STORED DATA
++++++++

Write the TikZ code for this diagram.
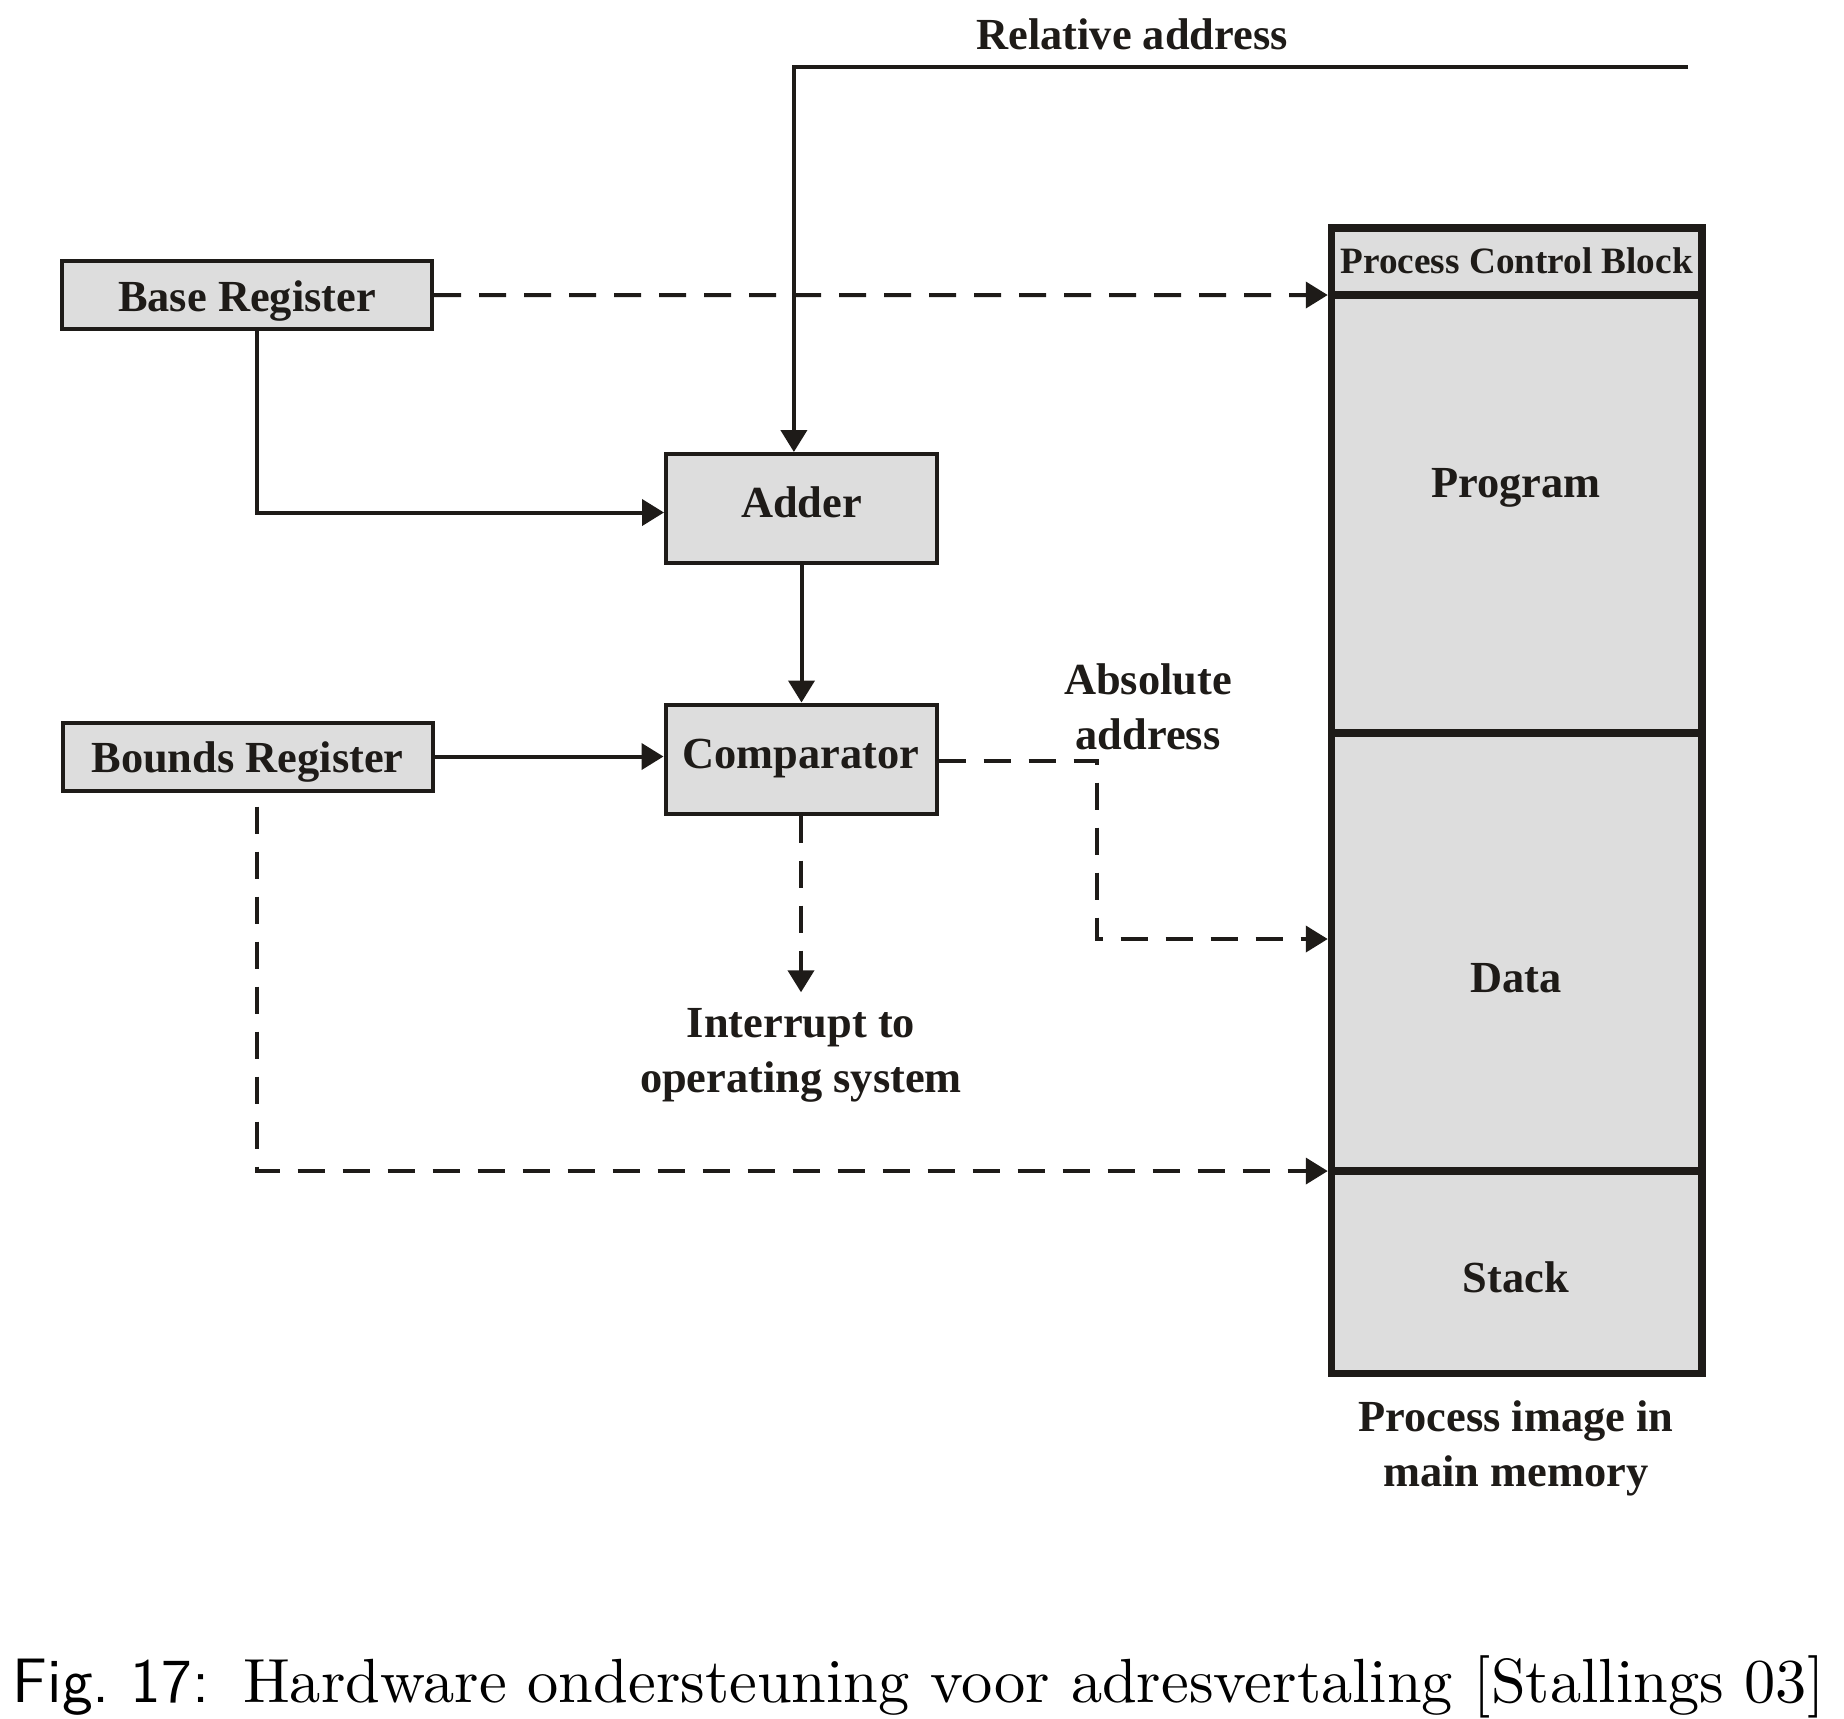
\documentclass[tikz,border=0pt]{standalone}
\usepackage{fontspec}
\newfontfamily\tnr{Liberation Serif}
\newfontfamily\caprm{lmroman10-regular.otf}
\newfontfamily\capsf{lmsans12-regular.otf}
\usetikzlibrary{arrows.meta,calc}
\definecolor{ink}{RGB}{30,27,24}
\definecolor{boxfill}{RGB}{221,221,221}
\begin{document}
\begin{tikzpicture}[x=0.25pt,y=-0.25pt,
  lbl/.style={font=\tnr\bfseries\fontsize{11.1}{13.75}\selectfont, text=ink, inner sep=0pt},
  blk/.style={draw=ink, fill=boxfill, line width=1pt, inner sep=0pt,
    font=\tnr\bfseries\fontsize{11.1}{13.75}\selectfont, text=ink},
  reg/.style={blk, minimum width=92.5pt, minimum height=17pt, text height=8pt, text depth=0pt},
  unit/.style={blk, minimum width=67.75pt, minimum height=27.25pt, text height=7.5pt, text depth=3pt},
  mem/.style={draw=ink, fill=boxfill, line width=1.9pt, minimum width=92.6pt, inner sep=0pt},
  conn/.style={draw=ink, line width=1pt, -{Triangle[length=5.5pt,width=6.5pt]}},
  dsh/.style={dash pattern=on 6.75pt off 4.5pt},
]
\useasboundingbox (0,0) rectangle (1844,1718);

% boxes
\node[reg] (base) at (247,295) {Base Register};
\node[reg] (bounds) at (247.5,756.5) {Bounds Register};
\node[unit] (adder) at (801.5,508.5) {Adder};
\node[unit] (comp) at (801,759) {Comparator};

% memory image
\node[mem, minimum height=16.75pt] (pcb) at (1516.75,261.5) {};
\node[mem, minimum height=109.5pt] (prog) at (1516.75,514) {};
\node[mem, minimum height=109.5pt] (data) at (1516.75,952) {};
\node[mem, minimum height=50.6pt] (stack) at (1516.75,1272.25) {};

\node[lbl, font=\tnr\bfseries\fontsize{9.3}{11}\selectfont, anchor=base] (pcbtxt) at (1516.75,273) {Process Control Block};
\node[lbl, anchor=base] (progtxt) at (1516,497) {Program};
\node[lbl, anchor=base] (datatxt) at (1516,992) {Data};
\node[lbl, anchor=base] (stacktxt) at (1516,1292) {Stack};
\node[lbl, align=center] (imgtxt) at (1516,1448) {Process image in\\main memory};

% labels
\node[lbl, anchor=base] (reltxt) at (1132,49) {Relative address};
\node[lbl, align=center] (abstxt) at (1148,707) {Absolute\\address};
\node[lbl, align=center] (intr) at (801,1055) {Interrupt to\\operating system};

% caption
\node[anchor=base west, inner sep=0pt, font=\caprm\fontsize{15.6}{18}\selectfont] (cap) at (12,1702)
  {{\capsf\fontsize{15.7}{18}\selectfont Fig.\ 17:}\hspace*{8.5pt}Hardware ondersteuning voor adresvertaling [Stallings 03]};

% connectors
\coordinate (relstart) at (1688,67);
\draw[conn] (relstart) -| ([xshift=-1.9pt]adder.north);
\draw[conn] ([xshift=2.4pt]base.south) |- ([yshift=-1pt]adder.west);
\draw[conn] (adder.south) -- (adder.south |- comp.north);
\draw[conn] (bounds.east) -- (bounds.east -| comp.west);
\draw[conn, dsh] (base.east) -- ($(pcb.south west)!.5!(prog.north west)$);
\coordinate (absbend) at (1097,939);
\draw[conn, dsh] ([yshift=-0.5pt]comp.east) -| (absbend) -- (absbend -| data.west);
\draw[conn, dsh] (comp.south) -- ([yshift=3.75pt]intr.north);
\draw[conn, dsh] ([xshift=2.4pt,yshift=-3.5pt]bounds.south) |- ($(data.south west)!.5!(stack.north west)$);
\end{tikzpicture}
\end{document}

++++++++

DIRECTIONS FOR THIS TASK
Omit the pictures and reproduce the listing exactly.

SOLUTION TO THIS TASK
Write the TikZ code for this diagram.
\documentclass[tikz,border=0pt]{standalone}
\usepackage{fontspec}
\newfontfamily\tnr{Liberation Serif}
\newfontfamily\caprm{lmroman10-regular.otf}
\newfontfamily\capsf{lmsans12-regular.otf}
\usetikzlibrary{arrows.meta,calc}
\definecolor{ink}{RGB}{30,27,24}
\definecolor{boxfill}{RGB}{221,221,221}
\begin{document}
\begin{tikzpicture}[x=0.25pt,y=-0.25pt,
  lbl/.style={font=\tnr\bfseries\fontsize{11.1}{13.75}\selectfont, text=ink, inner sep=0pt},
  blk/.style={draw=ink, fill=boxfill, line width=1pt, inner sep=0pt,
    font=\tnr\bfseries\fontsize{11.1}{13.75}\selectfont, text=ink},
  reg/.style={blk, minimum width=92.5pt, minimum height=17pt, text height=8pt, text depth=0pt},
  unit/.style={blk, minimum width=67.75pt, minimum height=27.25pt, text height=7.5pt, text depth=3pt},
  mem/.style={draw=ink, fill=boxfill, line width=1.9pt, minimum width=92.6pt, inner sep=0pt},
  conn/.style={draw=ink, line width=1pt, -{Triangle[length=5.5pt,width=6.5pt]}},
  dsh/.style={dash pattern=on 6.75pt off 4.5pt},
]
\useasboundingbox (0,0) rectangle (1844,1718);

% boxes
\node[reg] (base) at (247,295) {Base Register};
\node[reg] (bounds) at (247.5,756.5) {Bounds Register};
\node[unit] (adder) at (801.5,508.5) {Adder};
\node[unit] (comp) at (801,759) {Comparator};

% memory image
\node[mem, minimum height=16.75pt] (pcb) at (1516.75,261.5) {};
\node[mem, minimum height=109.5pt] (prog) at (1516.75,514) {};
\node[mem, minimum height=109.5pt] (data) at (1516.75,952) {};
\node[mem, minimum height=50.6pt] (stack) at (1516.75,1272.25) {};

\node[lbl, font=\tnr\bfseries\fontsize{9.3}{11}\selectfont, anchor=base] (pcbtxt) at (1516.75,273) {Process Control Block};
\node[lbl, anchor=base] (progtxt) at (1516,497) {Program};
\node[lbl, anchor=base] (datatxt) at (1516,992) {Data};
\node[lbl, anchor=base] (stacktxt) at (1516,1292) {Stack};
\node[lbl, align=center] (imgtxt) at (1516,1448) {Process image in\\main memory};

% labels
\node[lbl, anchor=base] (reltxt) at (1132,49) {Relative address};
\node[lbl, align=center] (abstxt) at (1148,707) {Absolute\\address};
\node[lbl, align=center] (intr) at (801,1055) {Interrupt to\\operating system};

% caption
\node[anchor=base west, inner sep=0pt, font=\caprm\fontsize{15.6}{18}\selectfont] (cap) at (12,1702)
  {{\capsf\fontsize{15.7}{18}\selectfont Fig.\ 17:}\hspace*{8.5pt}Hardware ondersteuning voor adresvertaling [Stallings 03]};

% connectors
\coordinate (relstart) at (1688,67);
\draw[conn] (relstart) -| ([xshift=-1.9pt]adder.north);
\draw[conn] ([xshift=2.4pt]base.south) |- ([yshift=-1pt]adder.west);
\draw[conn] (adder.south) -- (adder.south |- comp.north);
\draw[conn] (bounds.east) -- (bounds.east -| comp.west);
\draw[conn, dsh] (base.east) -- ($(pcb.south west)!.5!(prog.north west)$);
\coordinate (absbend) at (1097,939);
\draw[conn, dsh] ([yshift=-0.5pt]comp.east) -| (absbend) -- (absbend -| data.west);
\draw[conn, dsh] (comp.south) -- ([yshift=3.75pt]intr.north);
\draw[conn, dsh] ([xshift=2.4pt,yshift=-3.5pt]bounds.south) |- ($(data.south west)!.5!(stack.north west)$);
\end{tikzpicture}
\end{document}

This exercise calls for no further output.